A landmark biography of the most important multiracial American family of the nineteenth century, The Grimkes suggests that just as the Hemingses and Jeffersons personified the racial myths of the founding generation, the Grimkes embodied the legacy―both traumatic and generative―of those myths, which reverberate to this day.
Kerri K. Greenidge is Mellon Associate Professor in the Department of Studies in Race, Colonialism, and Diaspora at Tufts University, where she also co-directs the African American Trail Project. She is the author of Black Radical: The Life and Times of William Monroe Trotter (2019). Listed by the New York Times as one of its top picks of 2019, the book is the first biography of Boston editor, William Monroe Trotter, written in nearly fifty years. The book received the Mark Lynton Prize in History, the Massachusetts Book Award, the J. Anthony Lukas Award, the Sperber Award from Fordham University, and the Peter J. Gomes Book Prize from the Massachusetts Historical Society. Her writings have appeared in the Massachusetts Historical Review, the Radical History Review, the New Yorker, the Atlantic, and the Guardian.

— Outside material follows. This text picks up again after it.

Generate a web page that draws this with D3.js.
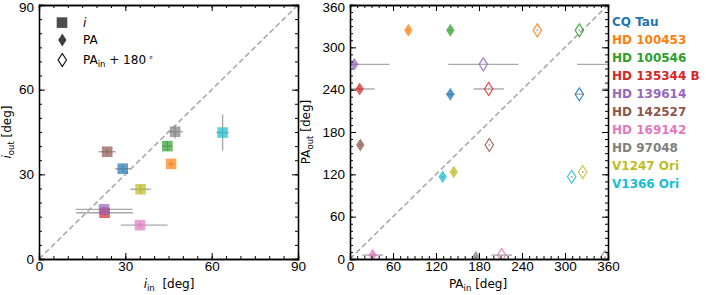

Rachel L. Swarns is a journalist, author and associate professor of journalism at New York University, who writes about race and race relations as a contributing writer for The New York Times. Her articles about Georgetown University touched off a national conversation about American universities and their ties to this painful period of history. Her work has been recognized and supported by the National Endowment for the Humanities, the Ford Foundation, the Leon Levy Center for Biography, the Biographers International Organization, the MacDowell artist residency program and others. Her forthcoming book, The 272: The Families who Were Enslaved and Sold to Build the American Catholic Church, will be published by Random House in June.